By Douglas Esser
A Mary Gates research scholarship is prestigious recognition of academic promise for two University of Washington Bothell students, but the $5,000 each also makes a big practical difference.
It means Kathy Phuong-Hao Tran, left, won’t have to be working a checkout counter at 11 p.m. And, Paul Hage, right, won’t have to work full time as a mixed martial arts trainer. The money will help them focus on faculty-guided research in the School of Science, Technology, Engineering & Mathematics.
Hage is an electrical engineering senior in Assistant Professor Sohini Roy Chowdhury’s Medical Image Processing Systems (MIPS) labs. His project is a simple program to detect anemia – a low level of oxygen-carrying hemoglobin in the blood. Here’s how it will work. A photo of your eye or tongue is uploaded for computer analysis that tells you if the pallor is abnormal and you should see a doctor.
Uploading a photo is far less invasive than having blood drawn for a test, says Roy Chowdhury, who says she has had anemia herself. Hage joined her research group after coming to her attention in a class.
“I saw Paul’s persistence and I asked him and he agreed,” Roy Chowdhury said. “I tell him this is the direction; now you make it your own.”
The project is still in testing, with a journal paper and a mobile app in the works.

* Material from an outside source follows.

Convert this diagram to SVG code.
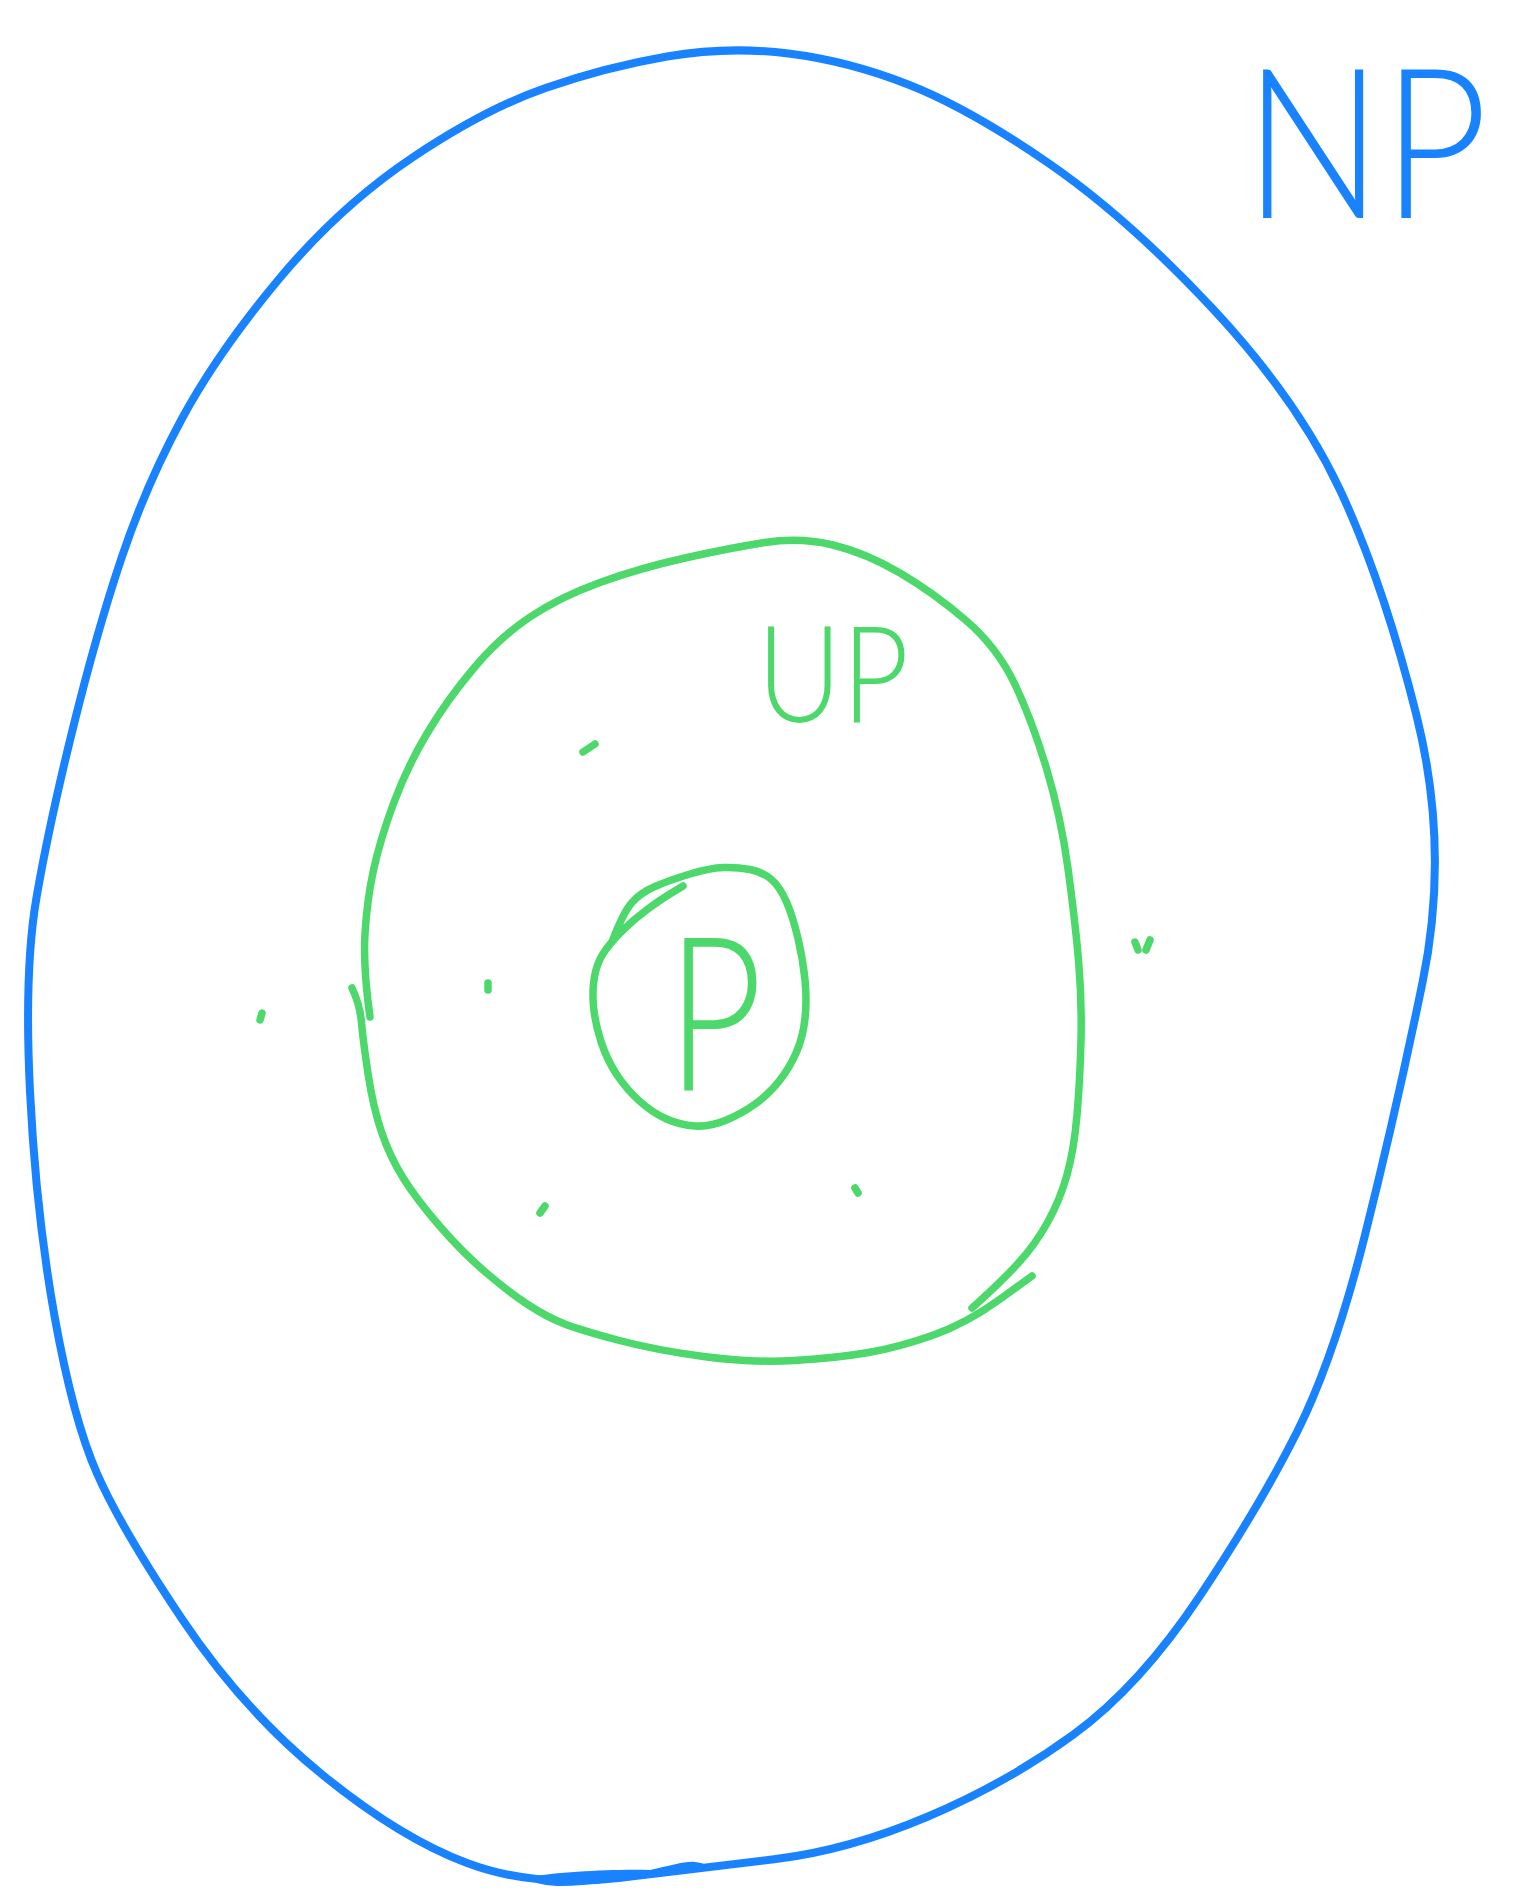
<svg xmlns="http://www.w3.org/2000/svg" width="1538" height="1902" viewBox="0 0 1538 1902">
<style>
.blue{fill:none;stroke:#1882ff;stroke-width:8;stroke-linecap:round;stroke-linejoin:round}
.green{fill:none;stroke:#4cd86a;stroke-width:7.5;stroke-linecap:round;stroke-linejoin:round}
.lblb{font-family:Lato,'Liberation Sans',sans-serif;font-weight:300;fill:#1882ff}
.lblg{font-family:Lato,'Liberation Sans',sans-serif;font-weight:300;fill:#4cd86a}
</style>
<rect width="1538" height="1902" fill="#ffffff"/>
<g id="np">
<path class="blue" d="M667,56.5 Q728,46 788.5,53.5 Q849,61 909.5,85 Q970,109 1049,163.5 Q1128,218 1213,309 Q1298,400 1340.5,491 Q1383,582 1416.5,715.5 Q1450,849 1422.5,982.5 Q1395,1116 1364.5,1237 Q1334,1358 1297.5,1431 Q1261,1504 1200.5,1595 Q1140,1686 1073.5,1734.5 Q1007,1783 928,1816.5 Q849,1850 776,1859 Q703,1868 618.5,1878 Q534,1888 467,1863 Q400,1838 321.5,1774 Q243,1710 182,1619 Q121,1528 97,1473.5 Q73,1419 54.5,1316 Q36,1213 30,1091.5 Q24,970 36.5,897.5 Q49,825 73,728 Q97,631 121.5,558 Q146,485 182,418.5 Q218,352 279,279 Q340,206 412.5,157.5 Q485,109 545.5,88 Q606,67 667,56.5 Z"/>
<path fill="#1882ff" d="M528,1877 C560,1872 610,1869 650,1870 C670,1866 685,1861 695,1862 C705,1863 708,1866 704,1868 L650,1873 C620,1880 590,1886 560,1886 C545,1886 530,1882 528,1877 Z"/>
<text class="lblb" x="1244" y="218" font-size="210" textLength="244" lengthAdjust="spacingAndGlyphs">NP</text>
</g>
<g id="up">
<path class="green" d="M370,1017 Q363,967 365,933.5 Q367,900 373.5,870 Q380,840 393.5,803.5 Q407,767 427,733.5 Q447,700 473.5,668.5 Q500,637 530,617 Q560,597 600,582.5 Q640,568 685,558 Q730,548 765,542.5 Q800,537 833,545 Q866,553 900,573 Q934,593 965.5,620 Q997,647 1014.5,683.5 Q1032,720 1046.5,768.5 Q1061,817 1068,868.5 Q1075,920 1078.5,960 Q1082,1000 1081,1040 Q1080,1080 1077,1115 Q1074,1150 1067,1175 Q1060,1200 1047.5,1222.5 Q1035,1245 1017.5,1264 Q1000,1283 972,1308"/>
<path class="green" d="M1032,1276 L999.5,1299.5 Q967,1323 933.5,1335 Q900,1347 868.5,1352.5 Q837,1358 794.5,1360.5 Q752,1363 703.5,1356.5 Q655,1350 617.5,1340 Q580,1330 563.5,1323.5 Q547,1317 528.5,1305 Q510,1293 486.5,1273 Q463,1253 440,1226.5 Q417,1200 403.5,1178.5 Q390,1157 381.5,1132 Q373,1107 368,1073.5 Q363,1040 361.5,1022.5 Q360,1005 352,988"/>
<text class="lblg" x="757" y="722" font-size="135" textLength="152" lengthAdjust="spacingAndGlyphs">UP</text>
<g class="green">
<path d="M583,752 L595,744"/>
<path d="M260,1020 L262,1013"/>
<path d="M488,983 L488,990"/>
<path d="M540,1213 L545,1206"/>
<path d="M855,1188 L858,1193"/>
<path d="M1135,942 L1138,950 M1150,940 L1146,950"/>
</g>
</g>
<g id="p">
<text class="lblg" x="667" y="1090" font-size="215" textLength="96" lengthAdjust="spacingAndGlyphs">P</text>
<path class="green" d="M612,942 Q623,913 631.5,903 Q640,893 655,886.5 Q670,880 690,874 Q710,868 723.5,867.5 Q737,867 750,869.5 Q763,872 771.5,879.5 Q780,887 786.5,902 Q793,917 798,938.5 Q803,960 805,980 Q807,1000 805,1018.5 Q803,1037 796.5,1052 Q790,1067 780,1080 Q770,1093 756.5,1103 Q743,1113 726.5,1120 Q710,1127 695,1126 Q680,1125 666.5,1119 Q653,1113 640,1101.5 Q627,1090 617,1075 Q607,1060 601,1041.5 Q595,1023 593.5,1006.5 Q592,990 594.5,976.5 Q597,963 603.5,953 Q610,943 621.5,931.5 Q633,920 646.5,910 Q660,900 671.5,893 L683,886"/>
</g>
<g id="connectors"></g>
</svg>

It may take another year or more before it’s all ready. The program is designed to run on Microsoft’s Azure cloud platform, so it could be used from any computer browser in the world.
Roy Chowdhury, right, says Hage doesn’t know how good he is as a researcher. Hage knows how good he is as a fighter. He competed between the ages of 16 and 21 and has been working as a trainer at Ivan Salaverry Mixed Martial Arts in Seattle.
A transfer student from Bellevue College, Hage has been an engineering student by day and a combat athlete by night. His fighting days may be over. After he earns his electrical engineering degree in the fall, he plans to work toward a doctorate.
Tran was an enthusiastic student in Thelma Madzima’s introduction to genetics class and later in Cynthia Chang’s plant biology class. Both Madzima and Chang are collaborating for Tran’s independent research project, a combination of plant ecology and genetics.
Tran works part-time at a retail store and says the Mary Gates scholarship will relieve her of some long hours.
“This will help a lot so I can work less outside school and focus on school and research,” she says.
The 20-year-old from Lynnwood is aiming to graduate in the fall of 2018 with a degree in biology and minor in chemistry. She plans on medical school, specializing in pediatric oncology. Also a volunteer in the neonatal intensive care unit at Swedish Hospital, nurturing premature or ill infants, she says, “Kids speak to me.”
Tran’s research studies how plants can adapt to climate change – not just drought but also more-variable periods of rain, for example when a dry spell is followed by heavy rainfall. The research uses plants grown by one of Chang’s classes in the Sarah Simonds Green Conservatory.
“Long term, we could try to manipulate these things to understand water stress response as a way of improving plant productivity” for food crops such as corn, says Madzima, right.
Research deepens Tran’s student experience and builds toward a career.
“It’s important for her to understand how environment can affect what goes on in a cell, and it’s applicable not just to plants but all living organisms,” something that will help her in medicine, says Madzima.
The University of Washington Mary Gates Endowment was established in 1995 by Bill and Melinda Gates to honor the memory of Mary Gates, his mother who died in 1994. She served as a UW regent from 1975 to 1993.
Applications for the competitive Mary Gates scholarships are accepted twice a year, once in fall and once in winter quarter. The deadline for winter quarter applications is Jan. 30.